WHAT THE TASK REQUIRES: Copy everything in the listing below word for word, apart from any images.
*****
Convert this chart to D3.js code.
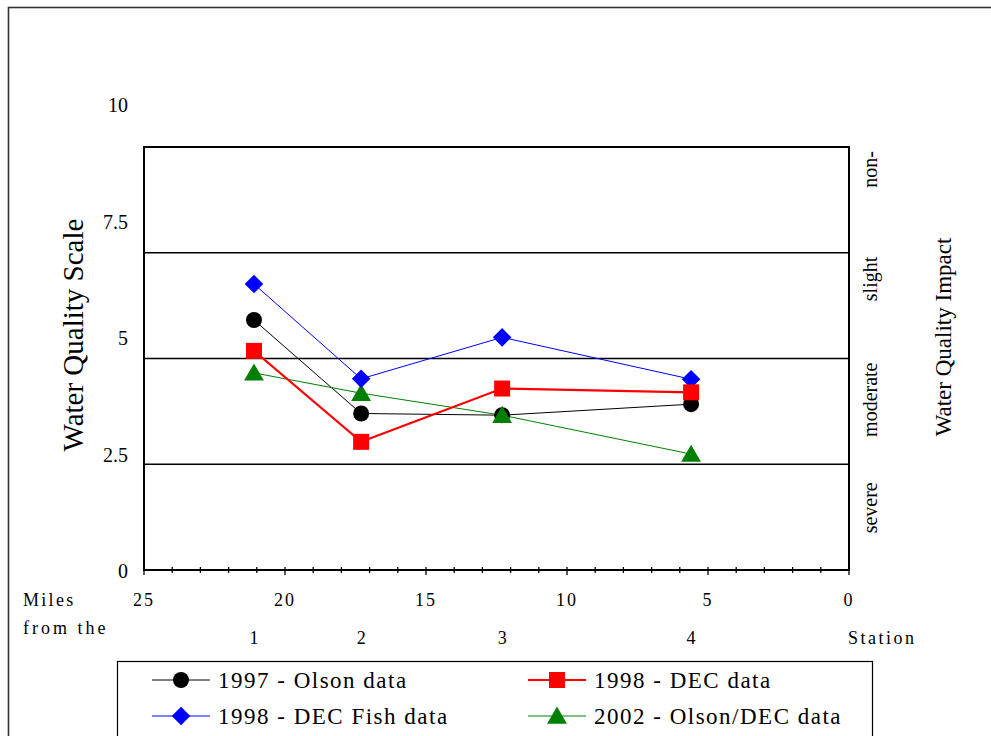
<!DOCTYPE html>
<html>
<head>
<meta charset="utf-8">
<script src="https://cdn.jsdelivr.net/npm/d3@7"></script>
<style>
  html, body { margin: 0; padding: 0; background: #fff; }
  svg { display: block; }
</style>
</head>
<body>
<svg id="chart" width="991" height="736" font-family="'Liberation Serif', 'DejaVu Serif', 'Times New Roman', Times, serif"></svg>
<script>
// ---------- data ----------
const stations = ["1", "2", "3", "4"];
const stationMiles = [21.1, 17.3, 12.3, 5.6];
const olson1997 = [5.91, 3.70, 3.66, 3.92];
const dec1998 = [5.18, 3.03, 4.29, 4.20];
const decFish1998 = [6.76, 4.52, 5.50, 4.51];
const olsonDec2002 = [4.66, 4.18, 3.66, 2.74];
const seriesNames = ["1997 - Olson data", "1998 - DEC data", "1998 - DEC Fish data", "2002 - Olson/DEC data"];
const yTickLabels = [0, 2.5, 5, 7.5, 10];
const xTickLabels = [25, 20, 15, 10, 5, 0];
const impactBreaks = [2.5, 5, 7.5];
const impactLabels = ["severe", "moderate", "slight", "non-"];

// ---------- layout ----------
const svg = d3.select("#chart");
const L = 144, R = 849, T = 147, B = 570;
const x = d3.scaleLinear().domain([25, 0]).range([L, R]);
const y = d3.scaleLinear().domain([0, 10]).range([B, T]);
const yLab = d3.scaleLinear().domain([0, 10]).range([571, 105]);

// outer border
svg.append("rect").attr("x", 8.5).attr("y", 7.5).attr("width", 1000).attr("height", 760)
  .attr("fill", "none").attr("stroke", "#333").attr("stroke-width", 1.6);

// impact lines
svg.append("g").selectAll("line").data(impactBreaks).join("line")
  .attr("x1", L).attr("x2", R).attr("y1", d => y(d)).attr("y2", d => y(d))
  .attr("stroke", "#000").attr("stroke-width", 1.3);

// plot frame
svg.append("rect").attr("x", L).attr("y", T).attr("width", R - L).attr("height", B - T)
  .attr("fill", "none").attr("stroke", "#000").attr("stroke-width", 2);

// x axis ticks (minor every mile, crossing axis)
const minor = d3.range(0, 26);
svg.append("g").selectAll("line").data(minor).join("line")
  .attr("x1", d => x(d)).attr("x2", d => x(d))
  .attr("y1", B - 3).attr("y2", d => d % 5 === 0 ? B + 5 : B + 3)
  .attr("stroke", "#000").attr("stroke-width", 1.3);

// x tick labels
svg.append("g").selectAll("text").data(xTickLabels).join("text")
  .attr("x", d => x(d)).attr("y", 606)
  .attr("text-anchor", "middle").attr("font-size", 18).attr("letter-spacing", 2)
  .text(d => d);

// y tick labels
svg.append("g").selectAll("text").data(yTickLabels).join("text")
  .attr("x", 128).attr("y", d => yLab(d) + 7)
  .attr("text-anchor", "end").attr("font-size", 20)
  .text(d => d);

// station labels
svg.append("g").selectAll("text").data(stations).join("text")
  .attr("x", (d, i) => x(stationMiles[i])).attr("y", 644)
  .attr("text-anchor", "middle").attr("font-size", 18)
  .text(d => d);

svg.append("text").attr("x", 848).attr("y", 644).attr("font-size", 18).attr("letter-spacing", 2.5).text("Station");
svg.append("text").attr("x", 23).attr("y", 606).attr("font-size", 18).attr("letter-spacing", 2.3).text("Miles");
svg.append("text").attr("x", 23).attr("y", 634).attr("font-size", 18).attr("letter-spacing", 3).text("from the");

// axis titles
svg.append("text").attr("transform", "translate(83,335) rotate(-90)")
  .attr("text-anchor", "middle").attr("font-size", 29).text("Water Quality Scale");
svg.append("text").attr("transform", "translate(951,337) rotate(-90)")
  .attr("text-anchor", "middle").attr("font-size", 23).text("Water Quality Impact");

// impact labels, top-aligned just under each band's upper boundary
const bandBounds = [0, ...impactBreaks, 10];
svg.append("g").selectAll("text").data(impactLabels).join("text")
  .attr("transform", (d, i) => `translate(877,${y(bandBounds[i + 1]) + (i === 0 ? 18 : 4)}) rotate(-90)`)
  .attr("text-anchor", "end").attr("font-size", 20)
  .text(d => d);

// ---------- series ----------
const sym = {
  circle: d3.symbol().type(d3.symbolCircle).size(200),
  square: d3.symbol().type(d3.symbolSquare).size(256),
  diamond: d3.symbol().type(d3.symbolDiamond2).size(220),
  triangle: d3.symbol().type(d3.symbolTriangle).size(170)
};
const series = [
  { name: seriesNames[0], values: olson1997, color: "#000", width: 1, shape: "circle" },
  { name: seriesNames[1], values: dec1998, color: "#ff0000", width: 2.2, shape: "square" },
  { name: seriesNames[2], values: decFish1998, color: "#0000ff", width: 1, shape: "diamond" },
  { name: seriesNames[3], values: olsonDec2002, color: "#008000", width: 1, shape: "triangle" }
];
const drawOrder = [0, 3, 2, 1]; // black, green, blue, red
const line = d3.line().x(d => x(d[0])).y(d => y(d[1]));

drawOrder.forEach(si => {
  const s = series[si];
  const pts = s.values.map((v, i) => [stationMiles[i], v]);
  svg.append("path").attr("d", line(pts)).attr("fill", "none")
    .attr("stroke", s.color).attr("stroke-width", s.width);
});
drawOrder.forEach(si => {
  const s = series[si];
  const pts = s.values.map((v, i) => [stationMiles[i], v]);
  svg.append("g").selectAll("path").data(pts).join("path")
    .attr("transform", d => `translate(${x(d[0])},${y(d[1]) + (s.shape === "triangle" ? 2 : 0)})`)
    .attr("d", sym[s.shape]()).attr("fill", s.color);
});

// ---------- legend ----------
svg.append("rect").attr("x", 117.5).attr("y", 661.5).attr("width", 755).attr("height", 120)
  .attr("fill", "#fff").attr("stroke", "#000").attr("stroke-width", 1.2);
const legPos = [[152, 680], [528, 680], [152, 716], [528, 716]];
series.forEach((s, i) => {
  const [lx, ly] = legPos[i];
  const g = svg.append("g").attr("transform", `translate(${lx},${ly})`);
  g.append("line").attr("x1", 0).attr("x2", 58).attr("y1", 0).attr("y2", 0)
    .attr("stroke", s.color).attr("stroke-width", s.width);
  g.append("path").attr("transform", `translate(29,${s.shape === "triangle" ? 2 : 0})`)
    .attr("d", sym[s.shape]()).attr("fill", s.color);
  g.append("text").attr("x", 66).attr("y", 8).attr("font-size", 23).attr("letter-spacing", 1.5).text(s.name);
});
</script>
</body>
</html>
*****
REPLY:
Convert this chart to D3.js code.
<!DOCTYPE html>
<html>
<head>
<meta charset="utf-8">
<script src="https://cdn.jsdelivr.net/npm/d3@7"></script>
<style>
  html, body { margin: 0; padding: 0; background: #fff; }
  svg { display: block; }
</style>
</head>
<body>
<svg id="chart" width="991" height="736" font-family="'Liberation Serif', 'DejaVu Serif', 'Times New Roman', Times, serif"></svg>
<script>
// ---------- data ----------
const stations = ["1", "2", "3", "4"];
const stationMiles = [21.1, 17.3, 12.3, 5.6];
const olson1997 = [5.91, 3.70, 3.66, 3.92];
const dec1998 = [5.18, 3.03, 4.29, 4.20];
const decFish1998 = [6.76, 4.52, 5.50, 4.51];
const olsonDec2002 = [4.66, 4.18, 3.66, 2.74];
const seriesNames = ["1997 - Olson data", "1998 - DEC data", "1998 - DEC Fish data", "2002 - Olson/DEC data"];
const yTickLabels = [0, 2.5, 5, 7.5, 10];
const xTickLabels = [25, 20, 15, 10, 5, 0];
const impactBreaks = [2.5, 5, 7.5];
const impactLabels = ["severe", "moderate", "slight", "non-"];

// ---------- layout ----------
const svg = d3.select("#chart");
const L = 144, R = 849, T = 147, B = 570;
const x = d3.scaleLinear().domain([25, 0]).range([L, R]);
const y = d3.scaleLinear().domain([0, 10]).range([B, T]);
const yLab = d3.scaleLinear().domain([0, 10]).range([571, 105]);

// outer border
svg.append("rect").attr("x", 8.5).attr("y", 7.5).attr("width", 1000).attr("height", 760)
  .attr("fill", "none").attr("stroke", "#333").attr("stroke-width", 1.6);

// impact lines
svg.append("g").selectAll("line").data(impactBreaks).join("line")
  .attr("x1", L).attr("x2", R).attr("y1", d => y(d)).attr("y2", d => y(d))
  .attr("stroke", "#000").attr("stroke-width", 1.3);

// plot frame
svg.append("rect").attr("x", L).attr("y", T).attr("width", R - L).attr("height", B - T)
  .attr("fill", "none").attr("stroke", "#000").attr("stroke-width", 2);

// x axis ticks (minor every mile, crossing axis)
const minor = d3.range(0, 26);
svg.append("g").selectAll("line").data(minor).join("line")
  .attr("x1", d => x(d)).attr("x2", d => x(d))
  .attr("y1", B - 3).attr("y2", d => d % 5 === 0 ? B + 5 : B + 3)
  .attr("stroke", "#000").attr("stroke-width", 1.3);

// x tick labels
svg.append("g").selectAll("text").data(xTickLabels).join("text")
  .attr("x", d => x(d)).attr("y", 606)
  .attr("text-anchor", "middle").attr("font-size", 18).attr("letter-spacing", 2)
  .text(d => d);

// y tick labels
svg.append("g").selectAll("text").data(yTickLabels).join("text")
  .attr("x", 128).attr("y", d => yLab(d) + 7)
  .attr("text-anchor", "end").attr("font-size", 20)
  .text(d => d);

// station labels
svg.append("g").selectAll("text").data(stations).join("text")
  .attr("x", (d, i) => x(stationMiles[i])).attr("y", 644)
  .attr("text-anchor", "middle").attr("font-size", 18)
  .text(d => d);

svg.append("text").attr("x", 848).attr("y", 644).attr("font-size", 18).attr("letter-spacing", 2.5).text("Station");
svg.append("text").attr("x", 23).attr("y", 606).attr("font-size", 18).attr("letter-spacing", 2.3).text("Miles");
svg.append("text").attr("x", 23).attr("y", 634).attr("font-size", 18).attr("letter-spacing", 3).text("from the");

// axis titles
svg.append("text").attr("transform", "translate(83,335) rotate(-90)")
  .attr("text-anchor", "middle").attr("font-size", 29).text("Water Quality Scale");
svg.append("text").attr("transform", "translate(951,337) rotate(-90)")
  .attr("text-anchor", "middle").attr("font-size", 23).text("Water Quality Impact");

// impact labels, top-aligned just under each band's upper boundary
const bandBounds = [0, ...impactBreaks, 10];
svg.append("g").selectAll("text").data(impactLabels).join("text")
  .attr("transform", (d, i) => `translate(877,${y(bandBounds[i + 1]) + (i === 0 ? 18 : 4)}) rotate(-90)`)
  .attr("text-anchor", "end").attr("font-size", 20)
  .text(d => d);

// ---------- series ----------
const sym = {
  circle: d3.symbol().type(d3.symbolCircle).size(200),
  square: d3.symbol().type(d3.symbolSquare).size(256),
  diamond: d3.symbol().type(d3.symbolDiamond2).size(220),
  triangle: d3.symbol().type(d3.symbolTriangle).size(170)
};
const series = [
  { name: seriesNames[0], values: olson1997, color: "#000", width: 1, shape: "circle" },
  { name: seriesNames[1], values: dec1998, color: "#ff0000", width: 2.2, shape: "square" },
  { name: seriesNames[2], values: decFish1998, color: "#0000ff", width: 1, shape: "diamond" },
  { name: seriesNames[3], values: olsonDec2002, color: "#008000", width: 1, shape: "triangle" }
];
const drawOrder = [0, 3, 2, 1]; // black, green, blue, red
const line = d3.line().x(d => x(d[0])).y(d => y(d[1]));

drawOrder.forEach(si => {
  const s = series[si];
  const pts = s.values.map((v, i) => [stationMiles[i], v]);
  svg.append("path").attr("d", line(pts)).attr("fill", "none")
    .attr("stroke", s.color).attr("stroke-width", s.width);
});
drawOrder.forEach(si => {
  const s = series[si];
  const pts = s.values.map((v, i) => [stationMiles[i], v]);
  svg.append("g").selectAll("path").data(pts).join("path")
    .attr("transform", d => `translate(${x(d[0])},${y(d[1]) + (s.shape === "triangle" ? 2 : 0)})`)
    .attr("d", sym[s.shape]()).attr("fill", s.color);
});

// ---------- legend ----------
svg.append("rect").attr("x", 117.5).attr("y", 661.5).attr("width", 755).attr("height", 120)
  .attr("fill", "#fff").attr("stroke", "#000").attr("stroke-width", 1.2);
const legPos = [[152, 680], [528, 680], [152, 716], [528, 716]];
series.forEach((s, i) => {
  const [lx, ly] = legPos[i];
  const g = svg.append("g").attr("transform", `translate(${lx},${ly})`);
  g.append("line").attr("x1", 0).attr("x2", 58).attr("y1", 0).attr("y2", 0)
    .attr("stroke", s.color).attr("stroke-width", s.width);
  g.append("path").attr("transform", `translate(29,${s.shape === "triangle" ? 2 : 0})`)
    .attr("d", sym[s.shape]()).attr("fill", s.color);
  g.append("text").attr("x", 66).attr("y", 8).attr("font-size", 23).attr("letter-spacing", 1.5).text(s.name);
});
</script>
</body>
</html>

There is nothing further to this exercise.